-- To be done --
Nothing outside the range from the line with "Write the TikZ code for this diagram." to the line with "(nosave2) at (379,485)" belongs in the copy, and no pictures do either; repeat that range exactly.

-- Start of Supplied material --

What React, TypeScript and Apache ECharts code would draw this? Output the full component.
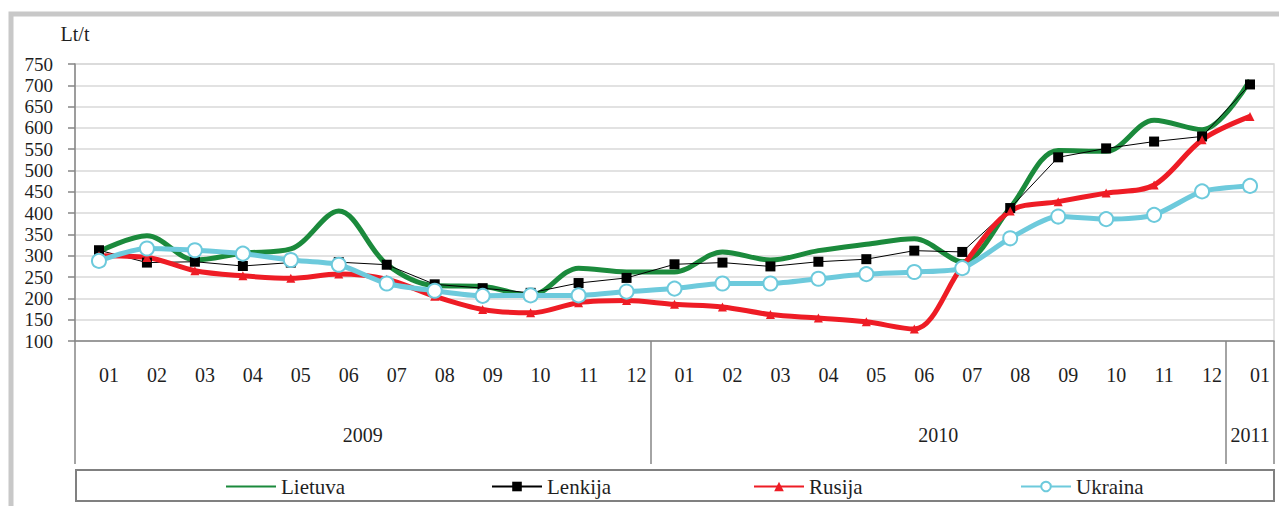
import React, { useEffect, useRef } from 'react';
import * as echarts from 'echarts';

const months = ['01', '02', '03', '04', '05', '06', '07', '08', '09', '10', '11', '12',
  '01', '02', '03', '04', '05', '06', '07', '08', '09', '10', '11', '12', '01'];

const years = ['2009', '2010', '2011'];
const yearCenters = [6, 18, 24.5];
const yearBoundaries = [0, 12, 24, 25];

const seriesNames = ['Lietuva', 'Lenkija', 'Rusija', 'Ukraina'];

const lietuva = [310, 347, 290, 306, 316, 405, 280, 230, 228, 207, 271, 262,
  262, 309, 290, 312, 327, 340, 286, 413, 547, 545, 618, 596, 712];
const lenkija = [313, 284, 286, 276, 284, 285, 279, 233, 224, 213, 236, 248,
  280, 284, 275, 286, 292, 312, 309, 412, 531, 552, 568, 580, 702];
const rusija = [300, 296, 265, 253, 247, 257, 245, 205, 174, 166, 190, 195,
  186, 180, 162, 154, 145, 128, 275, 405, 427, 447, 466, 572, 627];
const ukraina = [288, 317, 313, 305, 290, 279, 235, 218, 206, 207, 207, 216,
  223, 235, 235, 246, 257, 262, 271, 341, 392, 386, 396, 451, 464];

const yMin = 100;
const yMax = 750;
const yStep = 50;

export default function App() {
  const ref = useRef<HTMLDivElement>(null);

  useEffect(() => {
    if (!ref.current) return;
    const chart = echarts.init(ref.current, null, { renderer: 'svg' });
    const serif = 'Liberation Serif';
    const textColor = '#1f1f1f';
    const axisGray = '#868686';
    const green = '#1b8a3c';
    const red = '#ee1c25';
    const cyan = '#6dcadc';
    const legendLefts = [225, 491, 753, 1020];

    const legends = seriesNames.map((n, i) => {
      const base: any = {
        data: [n],
        left: legendLefts[i],
        top: 476,
        padding: 0,
        itemWidth: 50,
        itemHeight: 12,
        selectedMode: false,
        textStyle: { fontFamily: serif, fontSize: 21, color: textColor },
      };
      if (i === 0) base.itemStyle = { opacity: 0 };
      return base;
    });

    chart.setOption({
      animation: false,
      backgroundColor: '#ffffff',
      grid: {
        left: 75,
        right: 5,
        top: 64,
        bottom: 165,
        show: true,
        borderColor: '#d9d9d9',
        borderWidth: 1.5,
        backgroundColor: 'transparent',
      },
      graphic: [
        {
          type: 'rect',
          shape: { x: 11, y: 14, width: 1290, height: 520 },
          style: { fill: 'none', stroke: '#c8c8c8', lineWidth: 5 },
          silent: true,
        },
        {
          type: 'rect',
          shape: { x: 76, y: 470, width: 1198, height: 31 },
          style: { fill: 'none', stroke: '#808080', lineWidth: 2 },
          silent: true,
        },
      ],
      legend: legends,
      xAxis: [
        {
          type: 'category',
          data: months,
          boundaryGap: true,
          axisLine: { lineStyle: { color: axisGray, width: 1.5 } },
          axisTick: { interval: 0, length: 61, lineStyle: { color: axisGray, width: 1.5 } },
          axisLabel: {
            interval: 0,
            margin: 24,
            fontFamily: serif,
            fontSize: 20,
            color: textColor,
            padding: [0, 0, 0, 20],
          },
          splitLine: { show: false },
        },
        {
          type: 'value',
          min: 0,
          max: 25,
          position: 'bottom',
          axisLine: { show: false },
          splitLine: { show: false },
          axisTick: {
            show: true,
            customValues: yearBoundaries,
            length: 123,
            lineStyle: { color: axisGray, width: 1.5 },
          },
          axisLabel: {
            customValues: yearCenters,
            formatter: (v: number) => years[yearCenters.indexOf(v)] ?? '',
            margin: 84,
            fontFamily: serif,
            fontSize: 20,
            color: textColor,
          },
        },
      ],
      yAxis: {
        type: 'value',
        min: yMin,
        max: yMax,
        interval: yStep,
        name: 'Lt/t',
        nameLocation: 'end',
        nameGap: 20,
        nameTextStyle: { fontFamily: serif, fontSize: 20, color: textColor },
        axisLine: { show: true, lineStyle: { color: axisGray, width: 1.5 } },
        axisTick: { show: true, length: 7, lineStyle: { color: axisGray, width: 1.5 } },
        axisLabel: { fontFamily: serif, fontSize: 19, color: textColor, margin: 22 },
        splitLine: { lineStyle: { color: '#d9d9d9', width: 1.5 } },
      },
      series: [
        {
          name: seriesNames[0],
          type: 'line',
          data: lietuva,
          smooth: 0.33,
          symbol: 'none',
          lineStyle: { color: green, width: 5 },
          itemStyle: { color: green },
        },
        {
          name: seriesNames[1],
          type: 'line',
          data: lenkija,
          smooth: false,
          symbol: 'rect',
          symbolSize: 10,
          showAllSymbol: true,
          lineStyle: { color: '#000', width: 1 },
          itemStyle: { color: '#000' },
        },
        {
          name: seriesNames[2],
          type: 'line',
          data: rusija,
          smooth: 0.33,
          symbol: 'triangle',
          symbolSize: 9,
          showAllSymbol: true,
          lineStyle: { color: red, width: 5 },
          itemStyle: { color: red },
        },
        {
          name: seriesNames[3],
          type: 'line',
          data: ukraina,
          smooth: 0.25,
          symbol: 'circle',
          symbolSize: 14,
          showAllSymbol: true,
          lineStyle: { color: cyan, width: 5 },
          itemStyle: { color: '#ffffff', borderColor: cyan, borderWidth: 2 },
        },
      ],
    });

    return () => chart.dispose();
  }, []);

  return (
    <div
      ref={ref}
      style={{ position: 'fixed', left: 0, top: 0, width: 1279, height: 506, background: '#fff' }}
    />
  );
}
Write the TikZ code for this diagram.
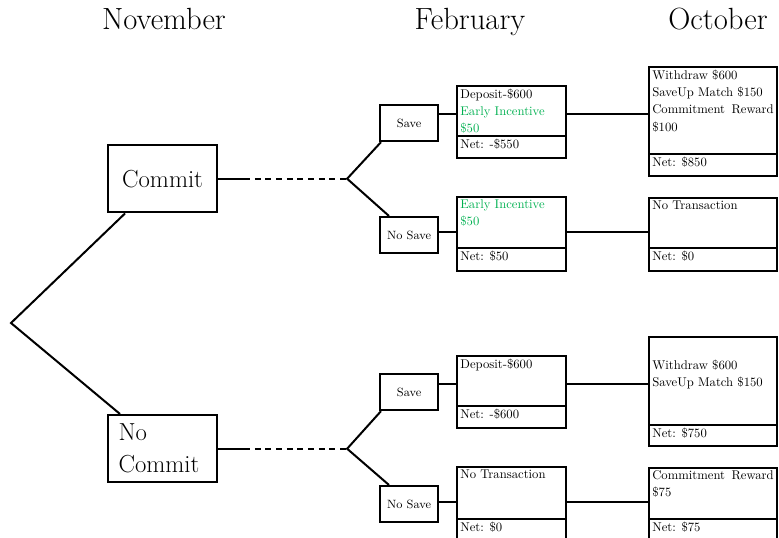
\documentclass[tikz,border=0pt]{standalone}
\usepackage{xcolor}
\usepackage{tikz}
\definecolor{incgreen}{RGB}{0,176,80}
\newcommand{\cellbox}[3]{\parbox[t][#2][t]{#1}{#3}}
\tikzset{month/.style={anchor=base,font=\fontsize{23}{27}\selectfont},
    choice/.style={draw,line width=1.6pt,anchor=north west,minimum width=81.75pt,
        minimum height=50.5pt,font=\fontsize{18.5}{24}\selectfont},
    savebox/.style={draw,line width=1.6pt,anchor=north west,minimum width=43.5pt,
        minimum height=27pt,inner sep=0pt,font=\fontsize{9}{10}\selectfont},
    cell/.style={draw,line width=1.6pt,anchor=north west,outer sep=0pt,inner xsep=2.5pt,
        inner ysep=2pt,font=\fontsize{9.5}{13}\selectfont},
    link/.style={line width=1.5pt},
    dotlink/.style={link,dash pattern=on 4.5pt off 3.5pt}}

\begin{document}
\begin{tikzpicture}[x=0.75pt,y=-0.75pt]
            \useasboundingbox (0,0) rectangle (779,538);
            \node[month] (nov) at (164,30) {November};
            \node[month] (feb) at (470,30) {February};
            \node[month] (oct) at (718,30) {October};

            \coordinate (root) at (11,323);
            \node[choice] (commit) at (107,144) {Commit};
            \node[choice,align=left,text width=66pt,inner xsep=7.875pt] (nocommit) at (107,414) {No\\Commit};

            \node[savebox] (save1) at (379,104) {Save};
            \node[savebox] (nosave1) at (379,216) {No Save};
            \node[savebox] (save2) at (379,373) {Save};
            \node[savebox] (nosave2) at (379,485) {No Save};

            \node[cell] (feb1) at (457,86) {\cellbox{76.75pt}{33.5pt}{Deposit-\$600\\\textcolor{incgreen}{Early Incentive\\\$50}}};
            \node[cell] (feb1n) at (feb1.south west) {\cellbox{76.75pt}{12.5pt}{Net: -\$550}};
            \node[cell] (feb2) at (457,197) {\cellbox{76.75pt}{34.25pt}{\textcolor{incgreen}{Early Incentive\\\$50}}};
            \node[cell] (feb2n) at (feb2.south west) {\cellbox{76.75pt}{13.25pt}{Net: \$50}};
            \node[cell] (feb3) at (457,356) {\cellbox{76.75pt}{33.5pt}{Deposit-\$600}};
            \node[cell] (feb3n) at (feb3.south west) {\cellbox{76.75pt}{12.5pt}{Net: -\$600}};
            \node[cell] (feb4) at (457,467) {\cellbox{76.75pt}{35pt}{No Transaction}};
            \node[cell] (feb4n) at (feb4.south west) {\cellbox{76.75pt}{12.5pt}{Net: \$0}};

            \node[cell] (oct1) at (649,67) {\cellbox{91pt}{61.25pt}{Withdraw \$600\\SaveUp Match \$150\\Commitment\hfill Reward\\\$100}};
            \node[cell] (oct1n) at (oct1.south west) {\cellbox{91pt}{12.5pt}{Net: \$850}};
            \node[cell] (oct2) at (649,198) {\cellbox{91pt}{33.5pt}{No Transaction}};
            \node[cell] (oct2n) at (oct2.south west) {\cellbox{91pt}{13.25pt}{Net: \$0}};
            \node[cell] (oct3) at (649,337) {\cellbox{91pt}{62pt}{\strut\\Withdraw \$600\\SaveUp Match \$150}};
            \node[cell] (oct3n) at (oct3.south west) {\cellbox{91pt}{11.75pt}{Net: \$750}};
            \node[cell] (oct4) at (649,468) {\cellbox{91pt}{34.25pt}{Commitment\hfill Reward\\\$75}};
            \node[cell] (oct4n) at (oct4.south west) {\cellbox{91pt}{12.5pt}{Net: \$75}};

            \draw[link] ([xshift=13.5pt]commit.south west) -- (root) -- ([xshift=9.75pt]nocommit.north west);

            \draw[link] (commit.east) -- ++(26,0) coordinate (cdash);
            \path (commit.east) ++(129,0) coordinate (cbr);
            \draw[dotlink] (cdash) -- (cbr);
            \draw[link] ([xshift=1.5pt]save1.south west) -- (cbr) -- ([xshift=7.5pt]nosave1.north west);

            \draw[link] (nocommit.east) -- ++(26,0) coordinate (ncdash);
            \path (nocommit.east) ++(129,0) coordinate (ncbr);
            \draw[dotlink] (ncdash) -- (ncbr);
            \draw[link] ([xshift=1.5pt]save2.south west) -- (ncbr) -- ([xshift=7.5pt]nosave2.north west);

            \draw[link] ([yshift=-7.5pt]save1.north east) coordinate (s1) -- (s1 -| feb1.west);
            \draw[link] (s1 -| feb1.east) -- (s1 -| oct1.west);
            \draw[link] ([yshift=-12pt]nosave1.north east) coordinate (s2) -- (s2 -| feb2.west);
            \draw[link] (s2 -| feb2.east) -- (s2 -| oct2.west);
            \draw[link] ([yshift=-8.25pt]save2.north east) coordinate (s3) -- (s3 -| feb3.west);
            \draw[link] (s3 -| feb3.east) -- (s3 -| oct3.west);
            \draw[link] ([yshift=-12.75pt]nosave2.north east) coordinate (s4) -- (s4 -| feb4.west);
            \draw[link] (s4 -| feb4.east) -- (s4 -| oct4.west);
        \end{tikzpicture}
\end{document}
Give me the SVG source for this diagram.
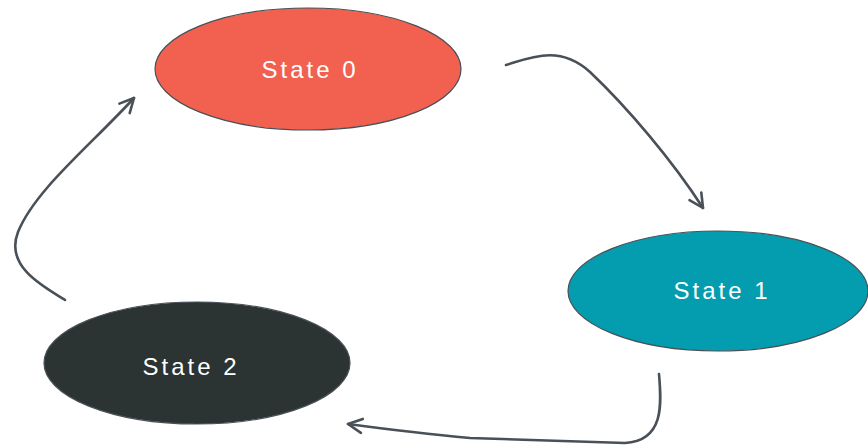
<svg xmlns="http://www.w3.org/2000/svg" width="868" height="447" viewBox="0 0 868 447">
<defs>
<style>
.node ellipse{stroke:#495057;stroke-width:1.2}
.node text{font-family:"Liberation Sans","DejaVu Sans",sans-serif;font-size:24px;fill:#ffffff;text-anchor:middle;dominant-baseline:central;letter-spacing:3px}
.edge{fill:none;stroke:#495057;stroke-width:2.6;stroke-linecap:round;stroke-linejoin:round}
</style>
<marker id="arrow" viewBox="0 0 20 20" refX="18" refY="10" markerWidth="20" markerHeight="20" markerUnits="userSpaceOnUse" orient="auto">
<path d="M4,3 L18,10 L4,17" fill="none" stroke="#495057" stroke-width="2.6" stroke-linecap="round" stroke-linejoin="round"/>
</marker>
</defs>
<rect width="868" height="447" fill="#ffffff"/>
<g id="connectors">
<path class="edge" d="M506,65 C532,57 560,45 590,72 C627,107 672,160 703,208" marker-end="url(#arrow)"/>
<path class="edge" d="M659,374 C661,400 666,441 625,443 L470,438 C425,434 385,429 348,424" marker-end="url(#arrow)"/>
<path class="edge" d="M65,300 C40,285 5,265 18,232 C35,190 90,146 134,98" marker-end="url(#arrow)"/>
</g>
<g id="state0" class="node">
<ellipse cx="308" cy="69" rx="153" ry="61" fill="#f26150"/>
<text x="310" y="69">State 0</text>
</g>
<g id="state1" class="node">
<ellipse cx="718" cy="291" rx="150" ry="60" fill="#049daf"/>
<text x="722" y="290">State 1</text>
</g>
<g id="state2" class="node">
<ellipse cx="197" cy="363" rx="153" ry="61" fill="#2c3333"/>
<text x="191" y="366">State 2</text>
</g>
</svg>
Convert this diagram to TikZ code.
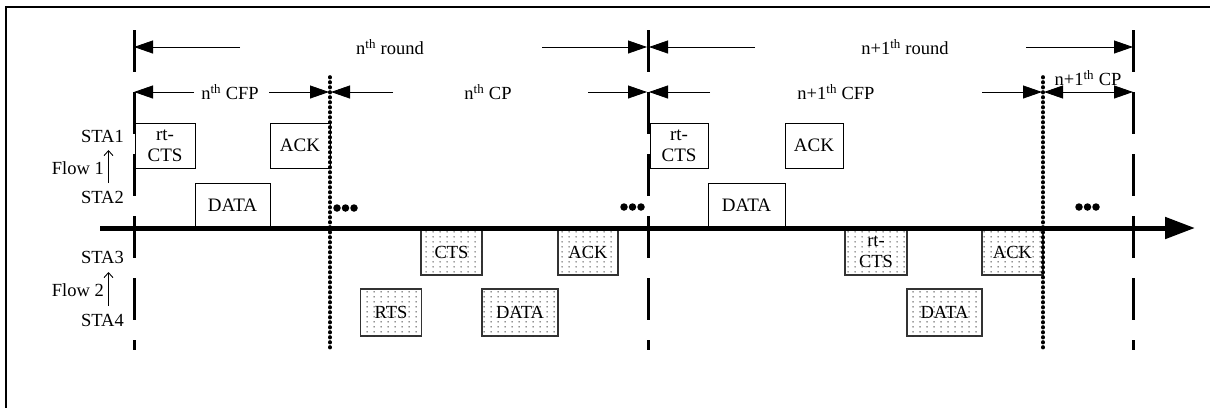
\documentclass[tikz,border=0pt]{standalone}
\usepackage{fontspec}
\setmainfont{Liberation Serif}
\usetikzlibrary{arrows.meta,patterns.meta}
\tikzdeclarepattern{
  name=sparsedots,
  type=uncolored,
  bounding box={(0pt,0pt) and (6.5pt,5pt)},
  tile size={(6.5pt,5pt)},
  code={\fill (3.25pt,2.5pt) circle (0.75pt);}
}
\tikzset{
  lbl/.style={font=\fontsize{18.5}{21}\selectfont, inner sep=0pt},
  ubox/.style={draw, line width=0.9pt, fill=white, font=\fontsize{19}{21}\selectfont, align=center, inner sep=0pt, minimum height=45pt},
  lbox/.style={draw=black!80, line width=1.4pt, fill=white, postaction={pattern=sparsedots, pattern color=black!85}, font=\fontsize{18.5}{21}\selectfont, align=center, inner sep=0pt, minimum height=46pt},
  tick/.style={line width=3pt},
  dashv/.style={line width=3pt, dash pattern=on 42pt off 20pt},
  dotv/.style={line width=3.6pt, line cap=round, dash pattern=on 0.6pt off 4.4pt},
  dimarr/.style={line width=0.8pt, -{Triangle[length=19pt,width=13pt]}},
  flowarr/.style={line width=0.9pt, -{Straight Barb[length=5pt,width=9pt]}},
  dot3/.style={fill, circle, inner sep=0pt, minimum size=7.5pt}
}
\begin{document}
\begin{tikzpicture}[x=1pt,y=-1pt]
\useasboundingbox (0,0) rectangle (1210,408);
% frame
\coordinate (fTL) at (5.5,6.5);
\coordinate (fTR) at (1210,6.5);
\coordinate (fBL) at (5.5,408);
\draw[line width=2pt] (fTR) -- (fTL) -- (fBL);

% upper boxes (flow 1)
\node[ubox, minimum width=60pt] (rt1) at (165,145.5) {rt-\\CTS};
\node[ubox, minimum width=60pt] (ack1) at (300,145.5) {ACK};
\node[ubox, minimum width=75pt] (data1) at (232.5,205.5) {DATA};
\node[ubox, minimum width=58pt] (rt2) at (679,145.5) {rt-\\CTS};
\node[ubox, minimum width=58pt] (ack2) at (814,145.5) {ACK};
\node[ubox, minimum width=77pt] (data2) at (746.5,205.5) {DATA};

% lower boxes (flow 2)
\node[lbox, minimum width=61pt] (cts1) at (451.5,252) {CTS};
\node[lbox, minimum width=60pt] (ack3) at (588,252) {ACK};
\node[lbox, minimum width=61pt, minimum height=47pt] (rts1) at (391,312.5) {RTS};
\node[lbox, minimum width=76pt, minimum height=47pt] (data3) at (520,312.5) {DATA};
\node[lbox, minimum width=62pt] (rt3) at (876,252) {rt-\\CTS};
\node[lbox, minimum width=61pt] (ack4) at (1012.5,252) {ACK};
\node[lbox, minimum width=75pt, minimum height=47pt] (data4) at (944.5,312.5) {DATA};

% round ticks
\coordinate (t0a) at (134,30); \coordinate (t0b) at (134,72);
\coordinate (t1a) at (648,30); \coordinate (t1b) at (648,72);
\coordinate (t2a) at (1133,30); \coordinate (t2b) at (1133,72);
\draw[tick] (t0a) -- (t0b);
\draw[tick] (t1a) -- (t1b);
\draw[tick] (t2a) -- (t2b);

% period boundaries
\coordinate (v0a) at (134,92); \coordinate (v0b) at (134,350);
\coordinate (v1a) at (648,92); \coordinate (v1b) at (648,350);
\coordinate (v2a) at (1133,92); \coordinate (v2b) at (1133,350);
\draw[dashv] (v0a) -- (v0b);
\draw[dashv] (v1a) -- (v1b);
\draw[dashv] (v2a) -- (v2b);
\coordinate (d0a) at (330,77); \coordinate (d0b) at (330,350);
\coordinate (d1a) at (1043,77); \coordinate (d1b) at (1043,350);
\draw[dotv] (d0a) -- (d0b);
\draw[dotv] (d1a) -- (d1b);

% time axis
\coordinate (axS) at (100,228);
\coordinate (axE) at (1195,228);
\draw[line width=5pt, -{Triangle[length=30pt,width=21pt]}] (axS) -- (axE);

% round labels and arrows
\node[lbl] (rn) at (390,47) {n\textsuperscript{th} round};
\node[lbl] (rn1) at (905,47) {n+1\textsuperscript{th} round};
\coordinate (r0) at (134,47); \coordinate (r0e) at (240,47);
\coordinate (r1) at (647,47); \coordinate (r1s) at (542,47);
\coordinate (r2) at (649,47); \coordinate (r2e) at (755,47);
\coordinate (r3) at (1133,47); \coordinate (r3s) at (1026,47);
\draw[dimarr] (r0e) -- (r0);
\draw[dimarr] (r1s) -- (r1);
\draw[dimarr] (r2e) -- (r2);
\draw[dimarr] (r3s) -- (r3);

% CFP / CP labels and arrows
\node[lbl] (cfp) at (230,92) {n\textsuperscript{th} CFP};
\node[lbl] (cp) at (488,92) {n\textsuperscript{th} CP};
\node[lbl] (cfp1) at (836,92) {n+1\textsuperscript{th} CFP};
\node[lbl] (cp1) at (1088,78) {n+1\textsuperscript{th} CP};
\coordinate (c0) at (134,92); \coordinate (c0e) at (194,92);
\coordinate (c1s) at (269,92); \coordinate (c1) at (329,92);
\coordinate (c2e) at (393,92); \coordinate (c2) at (331,92);
\coordinate (c3s) at (588,92); \coordinate (c3) at (647,92);
\coordinate (c4e) at (710,92); \coordinate (c4) at (649,92);
\coordinate (c5s) at (982,92); \coordinate (c5) at (1042,92);
\coordinate (c6) at (1044,92); \coordinate (c7) at (1133,92);
\draw[dimarr] (c0e) -- (c0);
\draw[dimarr] (c1s) -- (c1);
\draw[dimarr] (c2e) -- (c2);
\draw[dimarr] (c3s) -- (c3);
\draw[dimarr] (c4e) -- (c4);
\draw[dimarr] (c5s) -- (c5);
\draw[line width=0.8pt, {Triangle[length=19pt,width=13pt]}-{Triangle[length=19pt,width=13pt]}] (c6) -- (c7);

% station labels
\node[lbl, anchor=east] (sta1) at (124,136) {STA1};
\node[lbl, anchor=east] (sta2) at (124,197) {STA2};
\node[lbl, anchor=east] (sta3) at (124,257) {STA3};
\node[lbl, anchor=east] (sta4) at (124,320) {STA4};
\node[lbl, anchor=east] (fl1) at (104,168) {Flow 1};
\node[lbl, anchor=east] (fl2) at (104,290) {Flow 2};
\coordinate (f1a) at (108.5,183); \coordinate (f1b) at (108.5,150);
\coordinate (f2a) at (108.5,306); \coordinate (f2b) at (108.5,272);
\draw[flowarr] (f1a) -- (f1b);
\draw[flowarr] (f2a) -- (f2b);

% ellipses
\node[dot3] (e1a) at (337,208) {}; \node[dot3] (e1b) at (345.5,208) {}; \node[dot3] (e1c) at (354,208) {};
\node[dot3] (e2a) at (624,207) {}; \node[dot3] (e2b) at (632.5,207) {}; \node[dot3] (e2c) at (641,207) {};
\node[dot3] (e3a) at (1079,207) {}; \node[dot3] (e3b) at (1087.5,207) {}; \node[dot3] (e3c) at (1096,207) {};
\end{tikzpicture}
\end{document}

-- End of Supplied material --

-- Solution to this problem --
Write the TikZ code for this diagram.
\documentclass[tikz,border=0pt]{standalone}
\usepackage{xcolor}
\usepackage{tikz}
\definecolor{incgreen}{RGB}{0,176,80}
\newcommand{\cellbox}[3]{\parbox[t][#2][t]{#1}{#3}}
\tikzset{month/.style={anchor=base,font=\fontsize{23}{27}\selectfont},
    choice/.style={draw,line width=1.6pt,anchor=north west,minimum width=81.75pt,
        minimum height=50.5pt,font=\fontsize{18.5}{24}\selectfont},
    savebox/.style={draw,line width=1.6pt,anchor=north west,minimum width=43.5pt,
        minimum height=27pt,inner sep=0pt,font=\fontsize{9}{10}\selectfont},
    cell/.style={draw,line width=1.6pt,anchor=north west,outer sep=0pt,inner xsep=2.5pt,
        inner ysep=2pt,font=\fontsize{9.5}{13}\selectfont},
    link/.style={line width=1.5pt},
    dotlink/.style={link,dash pattern=on 4.5pt off 3.5pt}}

\begin{document}
\begin{tikzpicture}[x=0.75pt,y=-0.75pt]
            \useasboundingbox (0,0) rectangle (779,538);
            \node[month] (nov) at (164,30) {November};
            \node[month] (feb) at (470,30) {February};
            \node[month] (oct) at (718,30) {October};

            \coordinate (root) at (11,323);
            \node[choice] (commit) at (107,144) {Commit};
            \node[choice,align=left,text width=66pt,inner xsep=7.875pt] (nocommit) at (107,414) {No\\Commit};

            \node[savebox] (save1) at (379,104) {Save};
            \node[savebox] (nosave1) at (379,216) {No Save};
            \node[savebox] (save2) at (379,373) {Save};
            \node[savebox] (nosave2) at (379,485) {No Save};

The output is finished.